BAE Systems has been awarded an 11-year contract to continue its support for the UK’s Royal Air Force Hawk fleet. The £590million contract secures hundreds of engineering jobs in North Wales, home to No. 4 Flying Training School, responsible for training the UK’s next generation of world-class fighter pilots. As well as providing availability support to the RAF’s Hawk T2 fleet, BAE Systems will provide depth maintenance to the RAF’s iconic Red Arrows display team from RAF Valley in Anglesey, ensuring the Hawk fleet continues as a global ambassador for the UK.
The Hawk aircraft is heralded by the RAF as its chosen jet trainer to train its student pilots who will ultimately go on to operate aircraft including the Typhoon, F-35 and next generation combat aircraft. BAE Systems has provided support to the Hawk fleet for 12 years. The new contract will deliver efficiencies through new ways of working and harnessing the use of technology to drive savings which will be reinvested into the RAF’s training capability. As part of the contract, BAE Systems and Babcock will also carry out depth maintenance to the Hawk TMk1 aircraft flown by the Red Arrows from RAF Valley, ensuring the team continues to represent the speed, agility and precision of the RAF at air shows across the globe.

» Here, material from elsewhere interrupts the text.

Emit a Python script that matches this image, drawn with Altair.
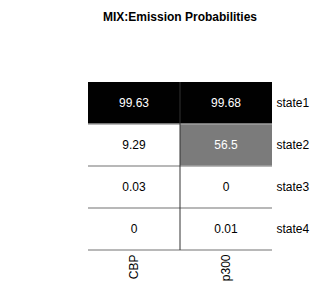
import altair as alt
import pandas as pd

states = ["state1", "state2", "state3", "state4"]
marks = ["CBP", "p300"]
cbp_values = [99.63, 9.29, 0.03, 0]
p300_values = [99.68, 56.5, 0, 0.01]

rows = []
for s, c, p in zip(states, cbp_values, p300_values):
    rows.append({"state": s, "mark": "CBP", "value": c, "label": f"{c:g}"})
    rows.append({"state": s, "mark": "p300", "value": p, "label": f"{p:g}"})
df = pd.DataFrame(rows)
state_df = pd.DataFrame({"state": states})
mark_df = pd.DataFrame({"mark": marks[1:]})

FONT = "Liberation Sans"

xscale = alt.Scale(domain=marks, paddingInner=0, paddingOuter=0)
yscale = alt.Scale(domain=states, paddingInner=0, paddingOuter=0)

xenc = alt.X("mark:N", scale=xscale, sort=marks,
             axis=alt.Axis(title=None, orient="bottom", labelAngle=-90, domain=False,
                           ticks=False, labelPadding=4, labelFontSize=12,
                           labelFont=FONT, labelColor="black"))
yenc = alt.Y("state:N", scale=yscale, sort=states,
             axis=alt.Axis(title=None, orient="right", domain=False, ticks=False,
                           labelPadding=4, labelFontSize=12, labelFont=FONT,
                           labelColor="black", labelAlign="left"))

rect = alt.Chart(df).mark_rect().encode(
    x=xenc,
    y=yenc,
    color=alt.Color("value:Q", scale=alt.Scale(domain=[10, 100], range=["#ffffff", "#000000"],
                                               interpolate="rgb", clamp=True), legend=None),
)

hrules = alt.Chart(state_df).mark_rule(color="#a0a0a0", strokeWidth=1.5).encode(
    y=alt.Y("state:N", scale=yscale, sort=states, bandPosition=1),
)

vrule = alt.Chart(mark_df).mark_rule(color="#333333", strokeWidth=1).encode(
    x=alt.X("mark:N", scale=xscale, sort=marks, bandPosition=0),
)

text = alt.Chart(df).mark_text(fontSize=12, font=FONT).encode(
    x=alt.X("mark:N", scale=xscale, sort=marks),
    y=alt.Y("state:N", scale=yscale, sort=states),
    text="label:N",
    color=alt.condition(alt.datum.value > 50, alt.value("white"), alt.value("black")),
)

chart = alt.layer(rect, hrules, vrule, text).properties(
    width=184,
    height=168,
    title=alt.TitleParams("MIX:Emission Probabilities", fontSize=12, fontWeight="bold",
                          font=FONT, color="black", offset=58),
    autosize=alt.AutoSizeParams(type="none"),
    padding={"left": 80, "top": 74, "right": 47, "bottom": 42},
    background="white",
).configure_view(strokeWidth=0)

chart.save("out.html", embed_options={"renderer": "svg", "actions": False})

Andrea Thompson, Managing Director – Europe & International, BAE Systems’ Air sector, said: “As the UK’s sovereign combat air capability provider, we pride ourselves in our close work with the RAF to understand its training and operational requirements; supporting the RAF to equip pilots with the skills, capabilities and equipment they need to safeguard national security. Through this collaborative approach with the RAF and our industry partners, we have secured the long-term continuation of Hawk support, which will deliver improved value for money and allow savings to be reinvested which will ultimately benefit the UK’s air power talent and capability.”
The BAE Systems Hawk is a British single-engine, jet-powered advanced trainer aircraft. It was first flown at Dunsfold, Surrey, in 1974 as the Hawker Siddeley Hawk, and subsequently produced by its successor companies, British Aerospace and BAE Systems. It has been used in a training capacity and as a low-cost combat aircraft. The Hawk is operational in two very distinct variants, the Hawk T.Mk 1 (and very similar Mk 1A) and T.Mk 2. The latter has replaced the Mk 1/1A in the flying training role, bringing personnel up to fast jet operational conversion unit (OCU) input standards after they graduate from the turboprop Texan T1.